Old habits die hard: I found myself gobbling breakfast on the go, telling my friends to hurry, nearly running over the summery throng of garage salers milling in my road, and spilling my coffee in the haste to grab my pack and get in line. Our tram car was full of skiers laden with packs, and a couple of bewildered sightseers.
30 degrees and sunshine greeted us at the summit, with a cold wind, boot deep powder, and winter-white peaks as far as the eye could see. “It’s like a heli-tram! I’m at the top and I’m not even tired yet!” exclaimed one skier gleefully, referring to the month locals have spent climbing the Tetons and elsewhere for turns. Corbet’s Cabin was buried, with only the doors dug out from under the well over 100” of snow that has fallen since the ski season ended.
Most people opted for the vaunted Cody Peak area, and by mid-day every north-facing line was pretty much slayed. Conditions ranged from powder to chalk to corn lower down. Others stayed out of the spotlight and lapped powdery trees and other ridges from the tram.

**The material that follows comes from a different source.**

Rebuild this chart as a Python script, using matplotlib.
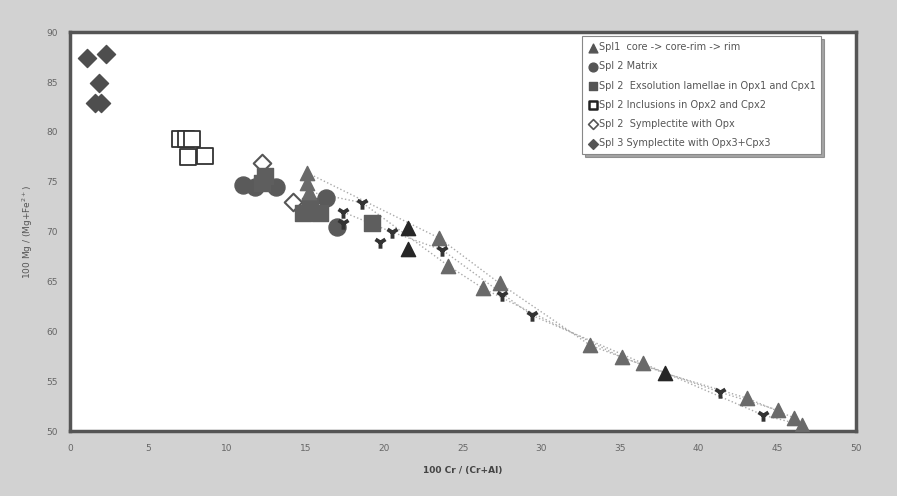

We skied almost all the way back to the base elevation for a short walk over to the village—we grabbed some refreshing PBRs and sat in the sun, celebrating success with a bluebird après session. The way things look now, weeks of real skiing, not novelty summer turns, are still to be had.
With record snowfall of 723” as of the end of May and a 160” base at the top of JHMR, the Bridger-Teton Avalanche Forecast resumed forecasting last week after closing on their usual mid-April date. Serious concerns about the massive amount of snow and backcountry travel sparked the decision. You can check it at www.jhavalanche.org. Skiing inbounds is not allowed in the summer.